I say that from my own endeavours at home baking rather than discovering something sinister in my sandwich bought from Greggs or similar establishments.
I am really mad about bread. Not the making of it but the eating of it.
This is in spite of all of the speculation in the media about unhealthy diets with, invariably, bread now featured on the "to avoid" list for persons of my age and physical characteristics.
It is a staple of life and has been for millenia and yet the persecution of bread is now well founded, following on from a similar witch-hunt for potatoes, chocolate, coffee and all of the pleasureable foodstuffs in our lives.
I have fond feelings for bread at key stages in my life.
As a small child it was the comfort and bulk of Marmite sandwiches in a nursery tea.
Later it would be the veritable sophistication of toasties in the new fangled Breville before a return to, after a boozy night out as an early twenties something, plain toast and more Marmite.
In my student years I could easily survive a whole day on a French baguette. I did once just sit in the doorway of a vacant shop in the city centre where I was studying and settled in to tackle a full sized baguette. It seemed a perfectly normal thing to do but a few passers-by made a point of making sympathetic faces before leaving small piles of low denomination coins on the raised step at my feet.
In my first paid job I could really appreciate having enough cash to pay for a filling for a baguette transforming it into a metre-long sandwich. I usually ate two of them to keep me going in a busy working day.
As a father of three children the value of bread and bread based products really came to the fore. Bread was to the under fives both filling and entertaining. The breakfast toast could be printed using plastic moulds into all manner of cartoon characters. A thinly cut and lightly toasted finger of bread is the ideal format for a soldier for a dippy egg.
There is something magic about a slice of french toast saturated with the best tomato sauce after all of the Heinz beans have been eaten. Packed lunches for school breaktime are nothing without a hastily prepared sandwich with popular fillings of tuna, meat paste, peanut butter and of course, Marmite.
Teatime and more toppings for bread, a particular favourite being grilled cheese or sardines.
There is a natural progression in a family to make their own bread. In the days prior to the availability of budget range automatic bread machines it was a very involved process to assemble the ingredients and manually work them into a dough. Children find it fascinating to see the dough prove in a bowl under the best tea towel and that warm yeasty odour has become to our youngsters a firm recollection of their junior years at home.

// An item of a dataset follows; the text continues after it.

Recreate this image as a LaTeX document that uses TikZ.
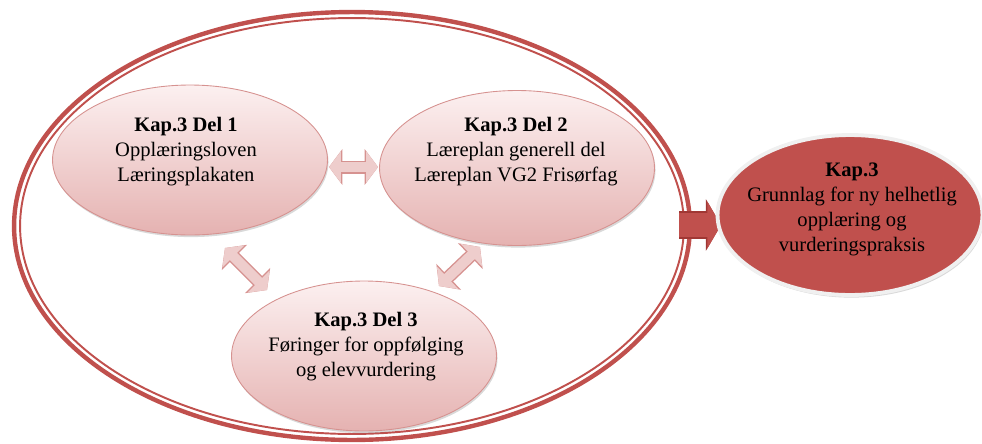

The final product was always disappointing either failing to rise or cook all of the way through but nevertheless devoured with pride and a great sense of achievement.
Our first electric bread maker produced faultless loaves and rolls but at the cost of an educational and fun exercise for those involved.
I now have to accept, in my sixth decade, that I will have to review my bread intake on health grounds. I find that sad given the importance that it has been through my own life.
I may have to go all clandestine in my consumption. That should be easy enough. It just trying to explain my sudden accumulation of small denomination coins that may be more difficult.